Si les entreprises de la filière
cinématographique, dont la survie dépend de la
fréquentation et des chiffres de ventes, s'adressent à des
clients amateurs ou passionnés, elles doivent prendre en compte un
certain nombre d'impératifs économiques et prennent plus de
risques que les outils de diffusion précédemment décrits.

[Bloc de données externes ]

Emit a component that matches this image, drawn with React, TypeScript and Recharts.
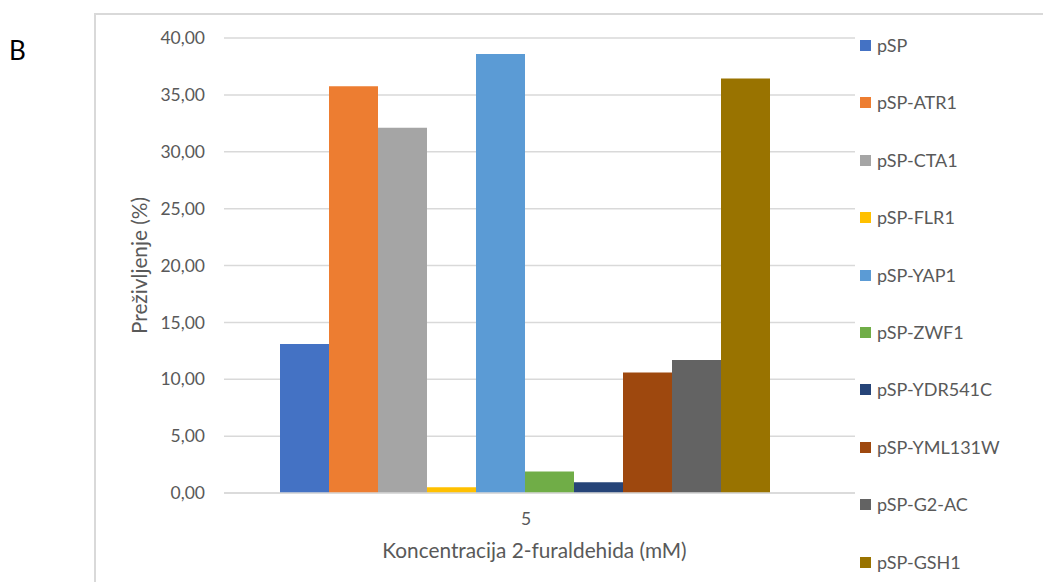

Il est souvent affirmé que la réussite d'un film dépend de
son résultat en salles. Or il semble que cet adage soit quelque peu
erroné en ce qui concerne les productions d'horreur. En effet elles ne
réalisent que peu d'entrées dans les salles obscures,
indépendamment de leur nationalité, et attirent rarement
au-delà de 300 000 personnes -ce qui confirme l'étroitesse du
cercle des initiés. En effet, beaucoup d'exploitants se montrent
réticents à programmer ce type de films, notamment au sein des
circuits qui aspirent à toucher un plus large public. Et si les
cinémas indépendants apparaissent comme les plus enclins à
projeter ce genre d'oeuvres, ils n'en sont pas moins limités par
l'exclusion de l'horreur des normes Art et Essai. Cependant, l'entrave
principale réside plutôt dans le secteur de la distribution car la
part des films d'horreur dans le volume global des films distribués se
situe autour de 5%. Cette activité risquée est dominée par
d'importantes firmes d'origine américaine qui s'avèrent les plus
prolifiques en matière d'horreur. Mais cette configuration
n'empêche pas les petits distributeurs de se positionner ponctuellement
sur le genre. En revanche, le monde de l'édition et de la distribution
vidéo semble plus ouvert aux possibilités en matière de
diversité des genres, offertes par l'infériorité des
coûts et les effets de structure. Les supports de consommation
privée que sont les VHS et les DVD -et maintenant de la VaD-
réussissent aux films d'horreur, dont certains titres vont
jusqu'à atteindre plusieurs centaines de milliers d'exemplaires. Ces
produits, qu'ils émanent de
géants de la distribution ou de petits éditeurs
spécialisés -dont la survie est cependant difficile-
s'étalent dans la majorité des enseignes de tous types. Cette
diversité s'éprouve également au sein du média
télévisuel, roi de la consommation de masse au milieu des loisirs
des Français. Si la réglementation imposée par le CSA en
matière d'horaires, de quotas et de signalétique restreint les
possibilités des chaînes généralistes en clair
à diffuser des films d'horreur (bien qu'elles n'en expriment pas
nécessairement le souhait), il semble que les chaînes
dédiées au cinéma y soient plus disposées. Des
programmations spéciales et des chaînes fortement
positionnées (partiellement ou exclusivement) sur ce créneau ont
même vu le jour ces dernières années, grâce au
succès des câbloopérateurs et à la diversité
de l'offre thématique.
La diffusion des films d'horreur s'effectue principalement
à travers des entreprises et des médias de grande consommation,
qui ne sont pas nécessairement disposées à défendre
l'esthétique du genre mais recherchent plutôt un moyen de se
positionner sur le plus grand éventail de styles. Mais la
visibilité de ces films ne dépend pas que des moyens mis en
oeuvre ; de petites structures sociétaires ou associatives contribuent
également, à leur échelle, à la promotion d'un
cinéma qu'ils défendent avec acharnement.
Au-delà des évolutions esthétiques qui
alimentent en renouvellent régulièrement le genre, le
cinéma horrifique a su s'imposer dans le paysage audiovisuel
international, même s'il demeure marginal au sein de la production et de
la distribution française. L'horreur serait de croire qu'en vertu de sa
dimension subversive, le cinéma de genre ne s'intègre pas aux
circuits traditionnels. Culturellement marché de niche,
économiquement marché de masse, les films d'horreur transitent
par différents types de réseaux au sein de la filière
cinématographique, en décrivant le modèle de l'oligopole
à frange, souvent appliqué aux biens culturels. Diverses
pratiques coexistent à l'intérieur du secteur, allant de la
spécialisation, souvent entretenue par des passionnés
bénévoles, à la généralisation, où
les objectifs économiques dictent les engagements artistiques, en
passant par des niveaux intermédiaires s'intercalant entre ces deux
extrêmes. Le modèle français de diffusion de ce
cinéma est maîtrisé par une variété d'acteurs
et touche les masses par l'offre de ses réseaux tout en restant
présenté comme une chapelle, sur l'autel de laquelle des
aficionados n'ont de cesse de sacrifier leur vertu à une cause bien
sanglante, pour un plaisir sans perversité totalement assumé.